A road trip to motivation and mastery

January 27, 2012

“I’d feel so much better about the world we live in if being ‘passionate’ or ‘inspired’ was a national standard instead of so much of the academic trivia that is mandated,” a high school teacher in Oakland, California recently wrote me.

Working with 11th graders in his capacity as college advisor and internship coordinator, he was helping them explore how their own interests or passions could lead to further study and possible career choices. In the process, he introduced some video excerpts from the public television series “ Roadtrip Nation,” whose motto is “Define your own road in life.”

Roadtrip Nation began in 2001 when four friends just out of college set out across the country in a green RV to interview people who loved what they did. Ten years later, it’s a movement—including a nonprofit arm;that creates curriculum to help middle and high school students expand their vision and explore their futures.

The basic idea: Young people find what they love, contact people that live a life that inspires them, gather a team to interview those people in order to learn from their stories, and share these experiences with others.

They start by browsing through a vast video archive of interviews other youth have conducted with people that inspire them. They build the skills of interviewing and producing digital media. And they carry out their own local Roadtrips, planning and conducting interviews with leaders in their communities.

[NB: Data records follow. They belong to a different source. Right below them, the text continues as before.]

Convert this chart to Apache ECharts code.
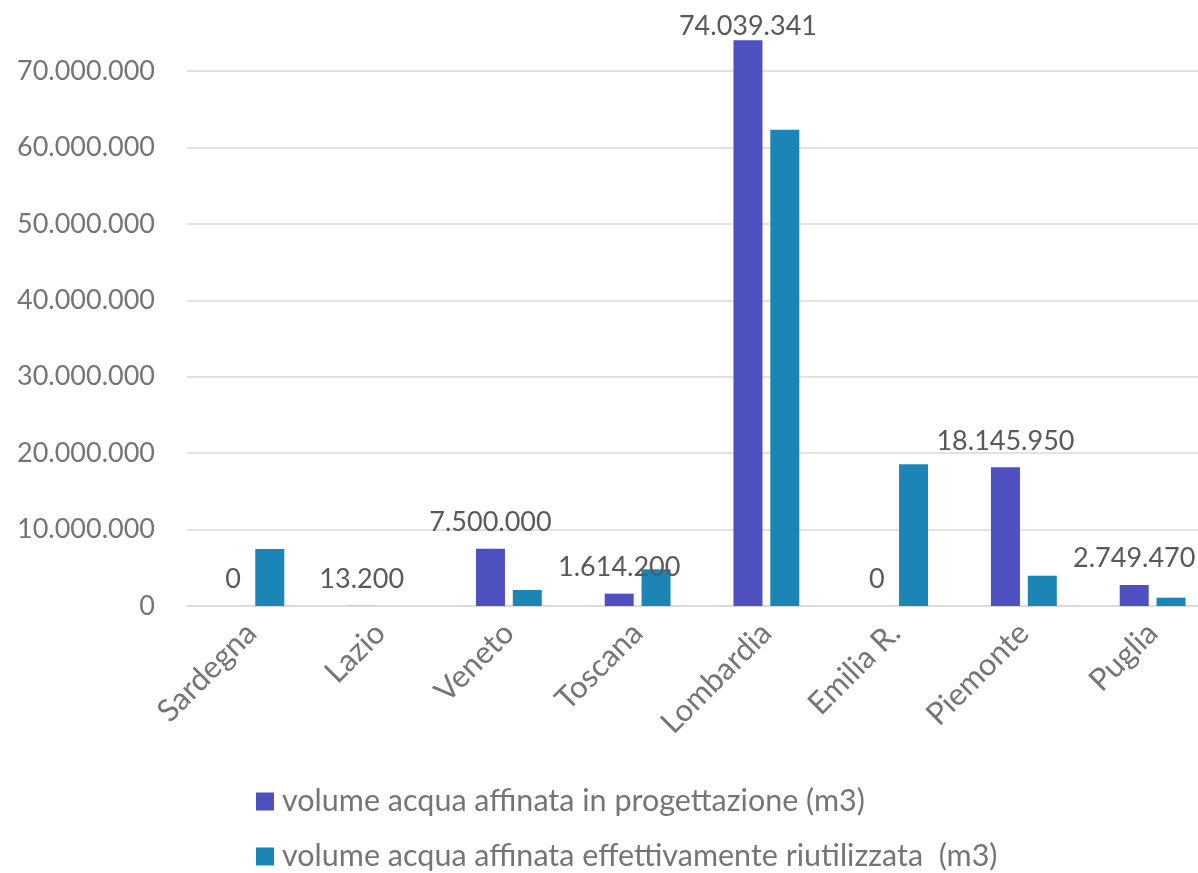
<!DOCTYPE html>
<html>
<head>
<meta charset="utf-8">
<script src="https://cdn.jsdelivr.net/npm/echarts@6/dist/echarts.min.js"></script>
<style>
html,body{margin:0;padding:0;background:#fff;}
#chart{width:1198px;height:873px;}
</style>
</head>
<body>
<div id="chart"></div>
<script>
const categories = ['Sardegna', 'Lazio', 'Veneto', 'Toscana', 'Lombardia', 'Emilia R.', 'Piemonte', 'Puglia'];
const seriesNames = ['volume acqua affinata in progettazione (m3)', 'volume acqua affinata effettivamente riutilizzata  (m3)'];
const progettazione = [0, 13200, 7500000, 1614200, 74039341, 0, 18145950, 2749470];
const riutilizzata = [7460000, 0, 2090000, 4800000, 62300000, 18540000, 3960000, 1090000];
const yMin = 0, yMax = 80000000, yInterval = 10000000;

function fmt(v) {
  return String(Math.round(v)).replace(/\B(?=(\d{3})+(?!\d))/g, '.');
}

const FONT = 'Lato';
const maxVal = Math.max.apply(null, progettazione);
const progData = progettazione.map(v => v === maxVal ? { value: v, label: { distance: 0 } } : v);

const chart = echarts.init(document.getElementById('chart'), null, { renderer: 'canvas' });
chart.setOption({
  animation: false,
  backgroundColor: '#ffffff',
  textStyle: { fontFamily: FONT },
  grid: { left: 187, right: -19, top: -5.4, bottom: 267, containLabel: false, outerBoundsMode: 'none' },
  legend: {
    orient: 'vertical',
    left: 256,
    top: 786,
    height: 120,
    padding: 0,
    itemWidth: 18,
    itemHeight: 18,
    itemGap: 24,
    icon: 'rect',
    textStyle: { fontFamily: FONT, fontSize: 30.5, color: '#757575', padding: [0, 0, 0, 3] },
    data: seriesNames
  },
  xAxis: {
    type: 'category',
    data: categories,
    axisLine: { show: true, lineStyle: { color: '#d9d9d9', width: 1.5 } },
    axisTick: { show: false },
    axisLabel: { rotate: 45, margin: 22, fontFamily: FONT, fontSize: 31, color: '#757575', interval: 0 }
  },
  yAxis: {
    type: 'value',
    min: yMin, max: yMax, interval: yInterval,
    axisLine: { show: false },
    axisTick: { show: false },
    splitLine: { lineStyle: { color: '#d9d9d9', width: 1.5 } },
    axisLabel: { showMaxLabel: false, margin: 32, fontFamily: FONT, fontSize: 27, color: '#757575', formatter: fmt }
  },
  series: [
    {
      name: seriesNames[0],
      type: 'bar',
      data: progData,
      barWidth: 29,
      barGap: '27%',
      itemStyle: { color: '#4E50C0' },
      label: {
        show: true, position: 'top', distance: 13,
        fontFamily: FONT, fontSize: 27, color: '#595959',
        formatter: p => fmt(p.value)
      }
    },
    {
      name: seriesNames[1],
      type: 'bar',
      data: riutilizzata,
      barWidth: 29,
      itemStyle: { color: '#1B86B5' }
    }
  ]
});
</script>
</body>
</html>
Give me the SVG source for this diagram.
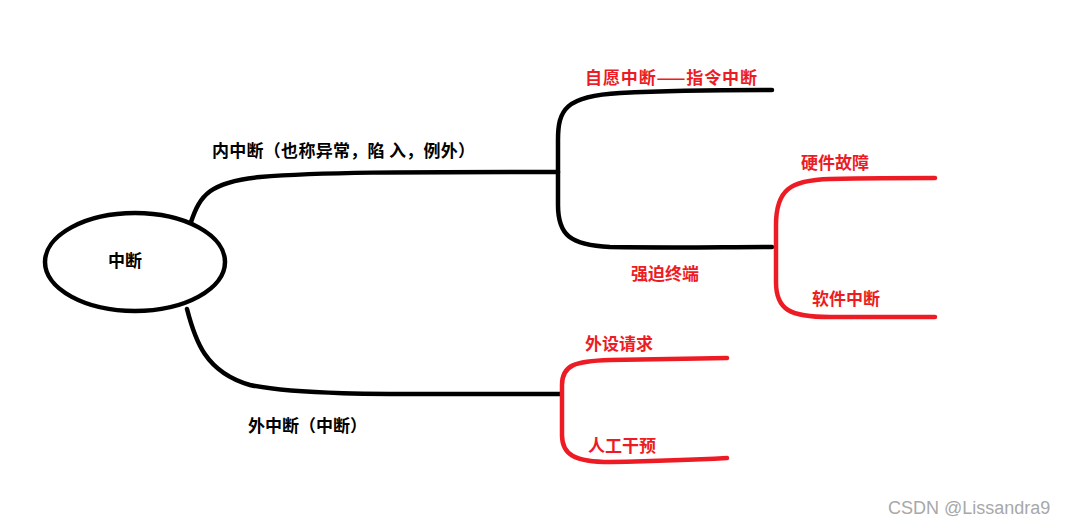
<svg xmlns="http://www.w3.org/2000/svg" width="1072" height="524" viewBox="0 0 1072 524">
<style>
.k{fill:none;stroke:#000;stroke-width:4.5;stroke-linecap:round;stroke-linejoin:round}
.r{fill:none;stroke:#ed1c24;stroke-width:4.5;stroke-linecap:round;stroke-linejoin:round}
.t{font-family:"Noto Sans CJK SC","Noto Sans",sans-serif;font-weight:bold;font-size:17px}
.tb{fill:#000}
.tr{fill:#ed1c24}
.w{font-family:"Liberation Sans",Arial,sans-serif;font-size:18px;fill:#a8a8a8}
</style>
<rect width="1072" height="524" fill="#fff"/>
<g id="connectors">
<path class="k" d="M191,222 C200,195 210,182 260,177 C320,172 400,172 558,172"/>
<path class="k" d="M558,172 L558,140 C558,110 565,96 620,93 C680,90 720,90 772,90"/>
<path class="k" d="M558,172 L558,205 C558,235 570,245 610,247 C680,248 720,247 772,247"/>
<path class="k" d="M187,309 C195,340 205,372 250,385 C300,396 400,394 560,394"/>
</g>
<g id="n-zd"><ellipse class="k" cx="135" cy="262" rx="90" ry="49"/><text class="t tb" x="108" y="267">中断</text></g>
<g id="n-nzd"><text class="t tb" x="212" y="157" textLength="263">内中断（也称异常，陷 入，例外）</text></g>
<g id="n-zy"><text class="t tr" x="585" y="84" textLength="172">自愿中断——指令中断</text></g>
<g id="n-qp"><text class="t tr" x="631" y="280">强迫终端</text></g>
<g id="n-qpb"><path class="r" d="M776,247 L776,225 C776,190 790,180 830,179 C880,178 900,178 935,178 M776,247 L776,282 C776,310 790,317 830,317 C880,317 900,317 935,317"/></g>
<g id="n-yj"><text class="t tr" x="801" y="169">硬件故障</text></g>
<g id="n-rj"><text class="t tr" x="812" y="305">软件中断</text></g>
<g id="n-wzd"><text class="t tb" x="248" y="432">外中断（中断）</text></g>
<g id="n-wb"><path class="r" d="M562,394 L562,385 C562,365 575,361 610,360 C660,359 690,359 727,358 M562,394 L562,435 C562,455 575,462 610,462 C660,461 690,460 727,458"/></g>
<g id="n-ws"><text class="t tr" x="585" y="350">外设请求</text></g>
<g id="n-rg"><text class="t tr" x="588" y="452">人工干预</text></g>
<text class="w" x="888" y="514">CSDN @Lissandra9</text>
</svg>
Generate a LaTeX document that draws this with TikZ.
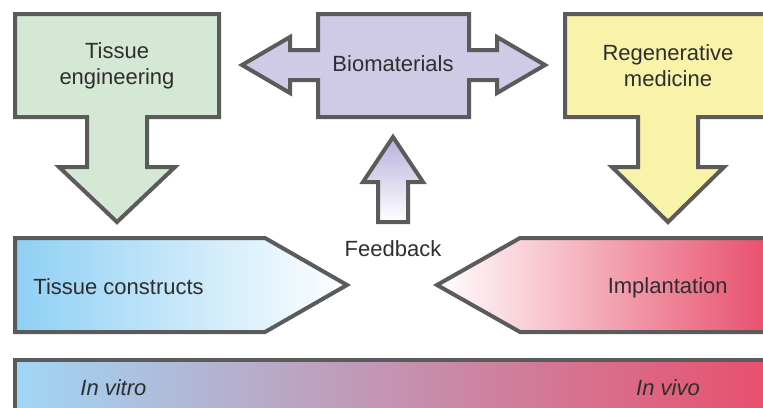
\documentclass[tikz,border=0pt]{standalone}
\usepackage{fontspec}
\setmainfont{Liberation Sans}
\usetikzlibrary{calc}

\definecolor{edgegray}{HTML}{5B5B5B}
\definecolor{textgray}{HTML}{2E2E2E}
\definecolor{tegreen}{HTML}{D5E8D5}
\definecolor{bmlilac}{HTML}{CFCBE7}
\definecolor{rmyellow}{HTML}{F9F3A9}
\definecolor{vitroblue}{HTML}{8FD0F4}
\definecolor{vivored}{HTML}{E8506D}
\definecolor{fblilac}{HTML}{B8B0DC}
\definecolor{barmid}{HTML}{BCA3C6}

\begin{document}
\begin{tikzpicture}[x=0.5pt,y=-0.5pt,
	blockarrow/.style={draw=edgegray, line width=2pt, line join=miter},
	boxtext/.style={text=textgray, inner sep=0pt, align=center,
		font=\fontsize{11}{13}\selectfont}]

	% ---- canvas

	\useasboundingbox (0,0) rectangle (763,407);
	\clip (0,0) rectangle (763,407);

	% ---- parameters

	\def\boxtop{14}
	\def\boxbot{117}
	\def\headtop{167}
	\def\tipy{222}

	% ---- tissue engineering

	\draw[blockarrow, fill=tegreen]
		(15,\boxtop) -- (219,\boxtop) -- (219,\boxbot) -- (147,\boxbot)
		-- (147,\headtop) -- (175,\headtop) -- (117,\tipy) -- (59,\headtop)
		-- (87,\headtop) -- (87,\boxbot) -- (15,\boxbot) -- cycle;
	\node[boxtext] (te) at (117,66) {Tissue\\engineering};

	% ---- regenerative medicine

	\draw[blockarrow, fill=rmyellow]
		(565,\boxtop) -- (771,\boxtop) -- (771,\boxbot) -- (698,\boxbot)
		-- (698,\headtop) -- (724,\headtop) -- (668,\tipy) -- (612,\headtop)
		-- (638,\headtop) -- (638,\boxbot) -- (565,\boxbot) -- cycle;
	\node[boxtext] (rm) at (668,66) {Regenerative\\medicine};

	% ---- biomaterials

	\draw[blockarrow, fill=bmlilac]
		(318,\boxtop) -- (469,\boxtop) -- (469,50) -- (497,50) -- (497,37)
		-- (545,65) -- (497,93) -- (497,80) -- (469,80) -- (469,\boxbot)
		-- (318,\boxbot) -- (318,80) -- (290,80) -- (290,93) -- (242,65)
		-- (290,37) -- (290,50) -- (318,50) -- cycle;
	\node[boxtext] (bm) at (393,64) {Biomaterials};

	% ---- feedback

	\draw[blockarrow, top color=fblilac, bottom color=white]
		(393,137) -- (423,182) -- (408,182) -- (408,222) -- (378,222)
		-- (378,182) -- (363,182) -- cycle;
	\node[boxtext] (fb) at (393,249) {Feedback};

	% ---- tissue constructs and implantation

	\draw[blockarrow, left color=vitroblue, right color=white]
		(15,238) -- (265,238) -- (347,285) -- (265,332) -- (15,332) -- cycle;
	\node[boxtext, anchor=west] (tc) at (33,287) {Tissue constructs};

	\draw[blockarrow, left color=white, right color=vivored]
		(767,238) -- (520,238) -- (437,285) -- (520,332) -- (767,332) -- cycle;
	\node[boxtext, anchor=east] (im) at (728,288) {Implantation};

	% ---- in vitro / in vivo bar

	\draw[blockarrow, left color=vitroblue!85!white, middle color=barmid,
		right color=vivored] (15,360) rectangle (767,420);
	\node[boxtext, anchor=west] (vitro) at (80,388) {\itshape In vitro};
	\node[boxtext] (vivo) at (668,388) {\itshape In vivo};

\end{tikzpicture}
\end{document}
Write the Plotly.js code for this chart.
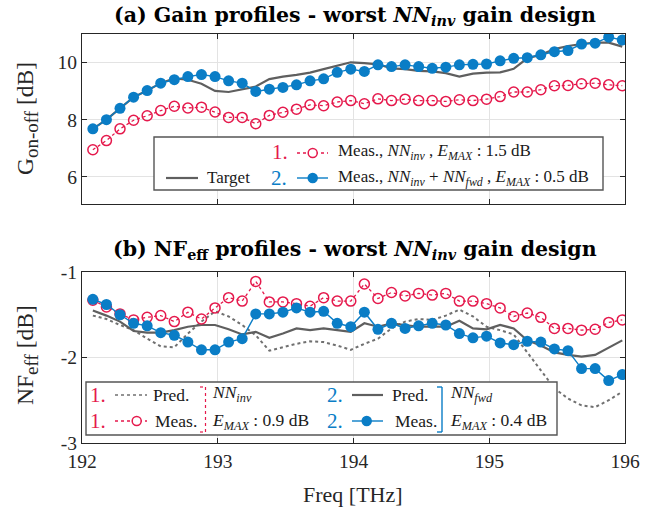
<!DOCTYPE html>
<html>
<head>
<meta charset="utf-8">
<script src="https://cdn.plot.ly/plotly-3.0.1.min.js"></script>
<style>
body{margin:0;padding:0;background:#fff;}
</style>
</head>
<body>
<div id="chart"></div>
<script>
// ---------- data ----------
const freq = [192.08,192.18,192.28,192.38,192.48,192.58,192.68,192.78,192.88,192.98,
              193.08,193.18,193.28,193.38,193.48,193.58,193.68,193.78,193.88,193.98,
              194.08,194.18,194.28,194.38,194.48,194.58,194.68,194.78,194.88,194.98,
              195.08,195.18,195.28,195.38,195.48,195.58,195.68,195.78,195.88,195.98];

const gainTarget = [7.68,8.00,8.40,8.79,9.02,9.28,9.45,9.40,9.26,9.01,
                    8.97,9.07,9.16,9.42,9.51,9.57,9.65,9.77,9.88,10.01,
                    9.98,9.94,9.80,9.77,9.71,9.69,9.63,9.51,9.61,9.65,
                    9.66,9.78,10.15,10.27,10.47,10.58,10.65,10.70,10.70,10.56];
const gainMeasInv = [6.95,7.27,7.68,7.98,8.14,8.32,8.47,8.41,8.44,8.27,
                     8.08,8.08,7.86,8.15,8.26,8.37,8.52,8.49,8.62,8.67,
                     8.56,8.73,8.67,8.72,8.67,8.67,8.64,8.70,8.67,8.72,
                     8.81,8.97,8.97,9.05,9.19,9.20,9.26,9.28,9.22,9.19];
const gainMeasFwd = [7.68,8.00,8.40,8.79,9.02,9.28,9.40,9.51,9.58,9.51,
                     9.36,9.28,8.99,9.07,9.13,9.22,9.36,9.43,9.66,9.77,
                     9.69,9.92,9.86,9.92,9.86,9.80,9.84,9.92,9.94,9.95,
                     10.06,10.15,10.17,10.27,10.38,10.42,10.65,10.68,10.89,10.79];

const nfPredInv = [-1.51,-1.55,-1.62,-1.68,-1.78,-1.87,-1.88,-1.72,-1.58,-1.46,
                   -1.52,-1.62,-1.74,-1.92,-1.88,-1.84,-1.81,-1.82,-1.86,-1.91,
                   -1.84,-1.78,-1.66,-1.58,-1.55,-1.56,-1.51,-1.44,-1.52,-1.64,
                   -1.68,-1.73,-1.94,-2.15,-2.36,-2.48,-2.56,-2.58,-2.50,-2.40];
const nfMeasInv = [-1.33,-1.41,-1.49,-1.56,-1.53,-1.51,-1.58,-1.47,-1.55,-1.42,
                   -1.30,-1.34,-1.11,-1.35,-1.35,-1.37,-1.40,-1.30,-1.34,-1.34,
                   -1.14,-1.31,-1.24,-1.28,-1.25,-1.27,-1.25,-1.34,-1.34,-1.37,
                   -1.42,-1.52,-1.48,-1.53,-1.66,-1.66,-1.68,-1.67,-1.59,-1.56];
const nfPredFwd = [-1.45,-1.51,-1.58,-1.69,-1.71,-1.71,-1.68,-1.64,-1.62,-1.62,
                   -1.67,-1.73,-1.70,-1.77,-1.72,-1.66,-1.68,-1.66,-1.68,-1.70,
                   -1.60,-1.64,-1.60,-1.62,-1.64,-1.64,-1.64,-1.57,-1.66,-1.67,
                   -1.62,-1.66,-1.80,-1.86,-1.94,-1.97,-1.99,-1.97,-1.88,-1.80];
const nfMeasFwd = [-1.32,-1.38,-1.50,-1.60,-1.63,-1.71,-1.74,-1.82,-1.91,-1.91,
                   -1.82,-1.78,-1.49,-1.49,-1.47,-1.42,-1.47,-1.46,-1.60,-1.64,
                   -1.47,-1.67,-1.60,-1.66,-1.63,-1.60,-1.62,-1.72,-1.77,-1.75,
                   -1.83,-1.85,-1.81,-1.82,-1.90,-1.92,-2.13,-2.13,-2.27,-2.20];

const xTicks = [192,193,194,195,196];
const xTickText = ['192','193','194','195','196'];
const gainTicks = [6,8,10];
const gainTickText = ['6','8','10'];
const nfTicks = [-3,-2,-1];
const nfTickText = ['-3','-2','-1'];

// ---------- styles ----------
const RED = '#E5194C';
const BLUE = '#0A7DC6';
const GREY = '#5F5F5F';
const DGREY = '#707070';
const FONT = 'Liberation Serif';
const TFONT = 'DejaVu Serif';
const W = 662, H = 508;
const M = {l:82, r:37, t:34, b:65};
const PW = W - M.l - M.r, PH = H - M.t - M.b;
const px = x => (x - M.l) / PW;
const py = y => (H - M.b - y) / PH;

const traces = [
  {x:freq, y:gainTarget, xaxis:'x', yaxis:'y', mode:'lines', line:{color:GREY, width:2.2}, showlegend:false},
  {x:freq, y:gainMeasInv, xaxis:'x', yaxis:'y', mode:'lines+markers',
   line:{color:RED, width:1.3, dash:'dot'},
   marker:{symbol:'circle-open', size:10, color:RED, line:{width:1.5, color:RED}}, showlegend:false},
  {x:freq, y:gainMeasFwd, xaxis:'x', yaxis:'y', mode:'lines+markers',
   line:{color:BLUE, width:1.4},
   marker:{symbol:'circle', size:11, color:BLUE}, showlegend:false},

  {x:freq, y:nfPredInv, xaxis:'x2', yaxis:'y2', mode:'lines', line:{color:DGREY, width:2, dash:'dot'}, showlegend:false},
  {x:freq, y:nfPredFwd, xaxis:'x2', yaxis:'y2', mode:'lines', line:{color:GREY, width:2.2}, showlegend:false},
  {x:freq, y:nfMeasInv, xaxis:'x2', yaxis:'y2', mode:'lines+markers',
   line:{color:RED, width:1.3, dash:'dot'},
   marker:{symbol:'circle-open', size:10, color:RED, line:{width:1.5, color:RED}}, showlegend:false},
  {x:freq, y:nfMeasFwd, xaxis:'x2', yaxis:'y2', mode:'lines+markers',
   line:{color:BLUE, width:1.4},
   marker:{symbol:'circle', size:11, color:BLUE}, showlegend:false}
];

const axBase = {
  showline:true, mirror:'ticks', linecolor:'#262626', linewidth:1.2,
  ticks:'inside', ticklen:5, tickcolor:'#262626', tickwidth:1,
  showgrid:true, gridcolor:'#E3E3E3', gridwidth:1, zeroline:false,
  tickfont:{family:FONT, size:19.5, color:'#262626'}
};

const topDom = [py(204), 1];
const botDom = [0, py(272)];

const shapes = [];
const ann = [];

function txt(x, y, text, size, color, xanchor, extra, fam) {
  ann.push(Object.assign({xref:'paper', yref:'paper', x:px(x), y:py(y), text:text, showarrow:false,
    xanchor:xanchor||'left', yanchor:'middle', font:{family:fam||FONT, size:size, color:color||'#1a1a1a'}}, extra||{}));
}
function ln(x0, y0, x1, y1, color, width, dash) {
  shapes.push({type:'line', xref:'paper', yref:'paper', x0:px(x0), y0:py(y0), x1:px(x1), y1:py(y1),
    line:{color:color, width:width, dash:dash||'solid'}});
}
function circ(x, y, r, fill, color) {
  shapes.push({type:'circle', xref:'paper', yref:'paper', xsizemode:'pixel', ysizemode:'pixel',
    xanchor:px(x), yanchor:py(y), x0:-r, x1:r, y0:-r, y1:r,
    fillcolor:fill, line:{color:color, width:1.5}});
}
function rect(x0, y0, x1, y1) {
  shapes.push({type:'rect', xref:'paper', yref:'paper', x0:px(x0), y0:py(y1), x1:px(x1), y1:py(y0),
    fillcolor:'#ffffff', line:{color:'#555555', width:1.4}, layer:'above'});
}

// ----- top legend -----
rect(154, 137, 603, 190);
txt(280, 152, '1.', 21, RED, 'center');
ln(297, 153, 328, 153, RED, 1.3, 'dot');
circ(312.7, 153, 4.5, '#ffffff', RED);
txt(336, 152, 'Meas., <i>NN<sub>inv</sub></i> , <i>E<sub>MAX</sub></i> : 1.5 dB', 17);
ln(166, 178, 198, 178, GREY, 2.2);
txt(205, 178, 'Target', 17);
txt(279, 178, '2.', 21, BLUE, 'center');
ln(297, 178, 328, 178, BLUE, 1.4);
circ(312.7, 178, 4.5, BLUE, BLUE);
txt(336, 178, 'Meas., <i>NN<sub>inv</sub></i> + <i>NN<sub>fwd</sub></i> , <i>E<sub>MAX</sub></i> : 0.5 dB', 17);

// ----- bottom legend -----
rect(86, 382, 557, 435);
txt(97.5, 395, '1.', 21, RED, 'center');
ln(115, 395, 147, 395, DGREY, 1.6, 'dot');
txt(151, 395, 'Pred.', 17.5);
txt(97.5, 421, '1.', 21, RED, 'center');
ln(115, 421, 147, 421, RED, 1.3, 'dot');
circ(136.7, 421, 4.5, '#ffffff', RED);
txt(153, 421, 'Meas.', 17.5);
ln(200, 387, 205.5, 387, RED, 1.2, 'dot');
ln(205.5, 387, 205.5, 432, RED, 1.2, 'dot');
ln(200, 432, 205.5, 432, RED, 1.2, 'dot');
txt(210, 393, '<i>NN<sub>inv</sub></i>', 17.5);
txt(210, 421, '<i>E<sub>MAX</sub></i> : 0.9 dB', 17.5);

txt(335, 395, '2.', 21, BLUE, 'center');
ln(352, 395, 383, 395, GREY, 2.2);
txt(390, 395, 'Pred.', 17.5);
txt(335, 421, '2.', 21, BLUE, 'center');
ln(352, 421, 383, 421, BLUE, 1.4);
circ(366.7, 421, 4.5, BLUE, BLUE);
txt(393, 421, 'Meas.', 17.5);
ln(437, 387, 442, 387, BLUE, 1.4);
ln(442, 387, 442, 432, BLUE, 1.4);
ln(437, 432, 442, 432, BLUE, 1.4);
txt(448, 393, '<i>NN<sub>fwd</sub></i>', 17.5);
txt(448, 421, '<i>E<sub>MAX</sub></i> : 0.4 dB', 17.5);

// ----- titles -----
txt(355, 16, '<b>(a) Gain profiles - worst <i>NN<sub>inv</sub></i> gain design</b>', 20.5, '#000', 'center', {}, TFONT);
txt(355, 250, '<b>(b) NF<sub>eff</sub> profiles - worst <i>NN<sub>inv</sub></i> gain design</b>', 20.5, '#000', 'center', {}, TFONT);
txt(27, 119, 'G<sub><span style="font-size:19px">on-off</span></sub> [dB]', 23.5, '#262626', 'center', {textangle:-90});
txt(27, 355, 'NF<sub><span style="font-size:19px">eff</span></sub> [dB]', 23.5, '#262626', 'center', {textangle:-90});
txt(353, 495, 'Freq [THz]', 22, '#262626', 'center');

const layout = {
  width:W, height:H, margin:M, paper_bgcolor:'#ffffff', plot_bgcolor:'#ffffff',
  showlegend:false,
  font:{family:FONT},
  xaxis: Object.assign({}, axBase, {domain:[0,1], anchor:'y', range:[192,196], tickvals:xTicks, ticktext:xTickText, showticklabels:false}),
  yaxis: Object.assign({}, axBase, {domain:topDom, anchor:'x', range:[5.05,11], tickvals:gainTicks, ticktext:gainTickText}),
  xaxis2: Object.assign({}, axBase, {domain:[0,1], anchor:'y2', range:[192,196], tickvals:xTicks, ticktext:xTickText}),
  yaxis2: Object.assign({}, axBase, {domain:botDom, anchor:'x2', range:[-3,-1], tickvals:nfTicks, ticktext:nfTickText}),
  shapes:shapes, annotations:ann
};

Plotly.newPlot('chart', traces, layout, {displayModeBar:false, staticPlot:true});
</script>
</body>
</html>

At-risk students who completed the curriculum at a youth opportunities center in Long Beach, California spoke about it with enthusiasm in this interview by local TV. And an independent evaluation of the curriculum highlighted positive changes in students’ attitudes toward learning after they completed the “Roadtrip Nation Experience”:

  • 15 percent more students reported feeling interested in their class work most of the time
  • 20 percent more students felt very certain that the things that they are learning in school will be relevant for their futures
  • 18 percent more students reported that they had very often talked with someone outside of school about their futures

To lift our country out of the mess we’re in, the rising generation is going to need all the inspiration and support it can find. For anyone who believes that motivation and mastery are closely linked, Roadtrip Nation is a great place to start the sparks flying and the minds meeting.